OSHA Bloodborne Pathogens Standards
This section has been reviewed and updated as needed: April 2012
The OSHA “Occupational Exposure to Bloodborne Pathogens” (29 CFR Part 1910.1030) is applicable to employees with exposures to blood and other potentially infectious materials. The standard defines an “occupational exposure” as reasonably anticipated skin, eye, mucous membrane, or parenteral contact with blood or other potentially infectious materials that may result from the performance of an employee’s duties. “Other potentially infectious materials” include semen, vaginal secretions, cerebrospinal fluid, pleural fluid, pericardial fluid, peritoneal fluid, amniotic fluid, saliva in dental procedures, any body fluid that is visibly contaminated with blood, unfixed human tissue or organs, and cell cultures containing HIV or HBV. The standard is summarized below.
- Employers must write an “Exposure Control Plan” designed to eliminate or minimize employee exposures and must provide a copy to covered employees.
- Employers must identify job classifications in which employees have occupational exposures.
- “Standard (Universal) Precautions” are to be utilized in the handling of all specimens.
- Engineering and work practice controls and personal protective equipment are to be used to eliminate or minimize employee exposures.

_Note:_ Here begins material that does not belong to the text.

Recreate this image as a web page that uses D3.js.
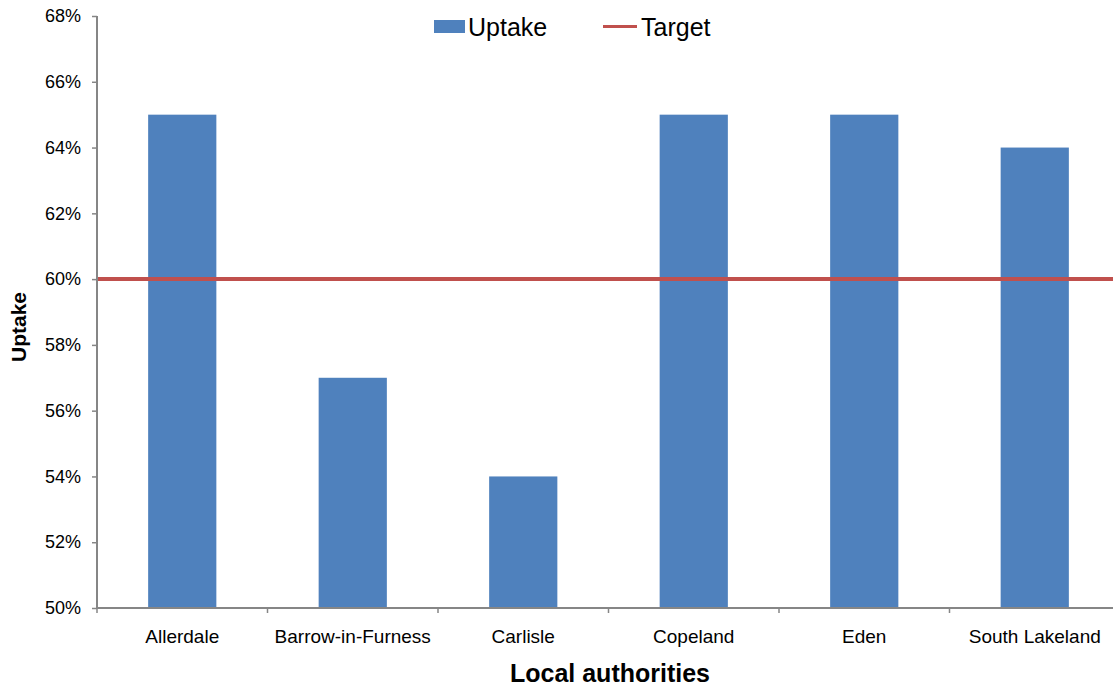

- Hepatitis B vaccine is to be offered to all employees with occupational exposures.
- Post-exposure medical evaluation and follow-up is to be provided for employees with occupational exposures;
- Annual training must be provided for all employees with occupational exposures.
- HBV and HIV research laboratories and production facilities are to provide additional training and engineering controls and work practices.